Preamble Type Long vs Short
In general, there are two main cases that you will need to use Preamble Type long settings.
1. You have older devices that requires Preamble Type Long to connect. Preamble Type short is made available with later technologies, if you have some older wireless cards, you will need long Preamble Type for it to connect.
2. You are using wifi in an area with high interference or low signal strength. Preamble Type is by default an error checking utility or function that helps with the data transmission. Long Preamble Type can improve the transmission if the wireless signals are weak.
Why is Default Preamble Type Setting Long
The key is compatibility when routers utilize Long Preamble Setting out of the box. The router companies want to make sure that their hardware and software is compatible with as many devices as they can at the cost of some performance. So you will most likely encounter default factory settings for Preamble Type to be long or auto.
You can typically change the setting under Wireless or Wlan under “professional” or “advanced” tab.
How to Optimize Your Preamble Type Router Setting
The easiest way to optimize your Preamble Type setting is to set it to Short. You will be able to achieve the best performance with this setting.
Now, if your wireless devices stop their connection after changing the Preamble Type to short, simply change the setting back. This means that your wifi device or clients do not support Short Preamble Type.
In addition, you will have to experiment and compare for the performance difference if your area has strong wireless interference.
Secondly, if are using wireless extenders, additional access points or repeater, make sure that you set the Preamble Type to be consistently Long or Short for all the devices. This is important to improve the performance of your network.

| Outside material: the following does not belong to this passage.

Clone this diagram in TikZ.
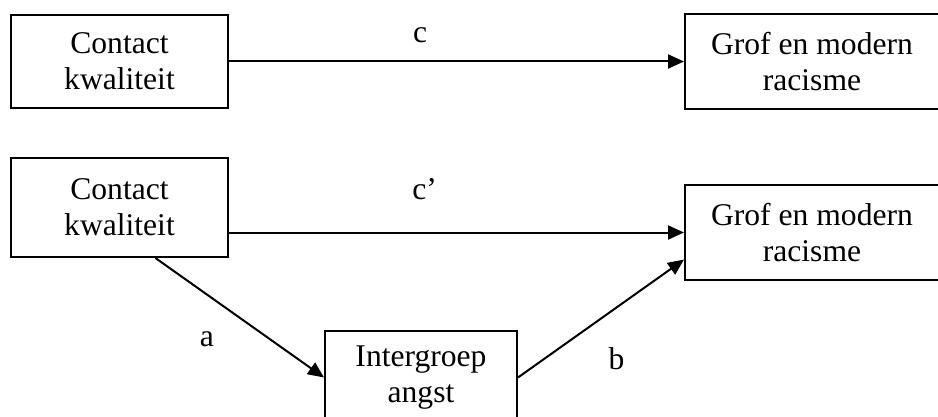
\documentclass[tikz,border=0pt]{standalone}
\usepackage{fontspec}
\setmainfont{Liberation Serif}
\usepackage{tikz}
\usetikzlibrary{arrows.meta,positioning,calc}
\tikzset{
  model/.style={>={Triangle[length=12pt,width=10.5pt]},line width=1.5pt,
    font=\fontsize{23.7pt}{27pt}\selectfont},
  var/.style={draw,rectangle,align=center,inner sep=0pt,
              minimum width=162.75pt,minimum height=69.75pt},
  outc/.style={var,minimum width=190.5pt,minimum height=71.25pt},
  arr/.style={->},
  lbl/.style={inner sep=0pt}}
\begin{document}
\begin{tikzpicture}[model]
  \useasboundingbox (-89.625pt,46.125pt) rectangle (613.875pt,-266.625pt);
  \node[var] (K1) at (0,0) {Contact\\kwaliteit};
  \node[outc] (G1) [right=341.25pt of K1] {Grof en modern\\racisme};
  \node[var,minimum height=74.25pt] (K2) [below=36pt of K1] {Contact\\kwaliteit};
  \node[outc] (G2) [below=55.5pt of G1] {Grof en modern\\racisme};
  \node[var,minimum width=144pt] (I) [below right=54pt and 71.25pt of K2] {Intergroep\\angst};
  \draw[arr] (K1) -- node[lbl,pos=.42,yshift=19.5pt] (c) {c} (G1);
  \draw[arr] (K2.east |- G2.west) -- node[lbl,pos=.43,yshift=32.6pt] (c2) {c'} (G2.west);
  \draw[arr] ($(K2.south west)!.664!(K2.south east)$) --
    node[lbl,pos=.43,xshift=-15.7pt,yshift=-22.2pt] (a) {a} (I.west);
  \draw[arr] (I.east) --
    node[lbl,pos=.45,xshift=17.8pt,yshift=-25.7pt] (b) {b} ($(G2.south west)!.221!(G2.north west)$);
\end{tikzpicture}
\end{document}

Relevant Preamble Type Issues
Preamble Type Asus
Preamble Type Dlink
Wireless Preamble Type Setting
Best Preamble Type
Netgear Preamble Type
Preamble Type Motorola
hi, Thank you for this good article. My wife is pregnant and I was surfing the web to find what setting is good and has no effect on her. Thank you.
which is best for the use short preamble or long preamble????
Short preamble for better performance but if you are on low signal or far away from router then use Long preamble…
i can not find this option in my huwaei router 626 cpe ?!!
Nicely understood the difference between Preamble Type Short or Long. Thanks.
if i prefer Long Preamble Type then it increase my laptop connectivity
Can preamble type short help to reduce signal of wifi
Sad to say, this article is nothing more than a really nice fairy tale.
The RF preamble is at the RF transport layer and contains only fixed data patterns. These patterns are chosen specifically to improve the chance that a radio will successfully synchronize the receiver’s carrier frequency (achieve carrier lock) and the modulated data bit clock (achieve bit sync) before the start of the data packet.
Unlike the venerable AM, FM and now defunct analog TV signals, the 802.1 radio signal is a suppressed carrier modulation type. There’s no residual carrier to lock on to without demodulating the signal to reconstruct it, and quality of the demodulation depends on the carrier error. The preamble pattern jump starts the pyramid scheme.
A short preamble increases the chance that a radio will fail to achieve carrier lock and bit sync before the data packet begins. Error correction doesn’t work when the error rate is 50% (if it did you could just guess “1” for every bit. You’d be right half the time and you wouldn’t need a radio at all.)
So…
1) It’s not about error correction.
2) It’s not about the error rate.
3) Its about getting a data packet or missing one entirely.
4) If you miss more than 1 of 80 packets the re-transmitted packet traffic exceeds the cost of the longer preamble.
If you have a low RSSI (Received Signal Strength Indicator) you need long preambles.
If you have a lot of other RF and Wifi sources you need long preammbles.
If you live out in the woods in a small building and you don’t have a wireless phone and you don’t have a cell phone, short preambles will probably work just fine.
Everyone except for the 3 people described in the preceding paragraph will do better with long preambles.
wow thank you so much for this. Helped me to nail down my problem. Most concise answer I’ve seen on the issue.
Yeah why bullshit, cuz it sounds logic.
Absolute bullshit….. you don’t know what you are talking about
Why is it absolute bullshit? At least provide reasoning when you call out things as you see it, which in OP’s case, he did
What would I need to do do to become your Padawan…
Thank you for the truth and clarity @Oliver_Street Minus the belief, myth, folk lore and wishful thinking and it’s just mystical how the dang thing works correctly when the feature’s definition is clarified (sarcasm is my goto place)
The article is correct and you don’t know anything. There’s no magic like carrier lock and pyramid in preamble.
Preamble is just a set of checking bit added for every transfer. Preamble long means it has longer bit and short means shorter. When the receaving devices get a data transfer it will see this bit, if its not complete then it will consider the data is damage/error. Thats all.
Long preamble did not guarantee faster throughput in any circumstance, it had nothing to do with signal and connectivity. Most of the reason it still exist is because of compatibility with old devices (802.11b). Any other reason is just myth because no one can predict when will the interference kick in.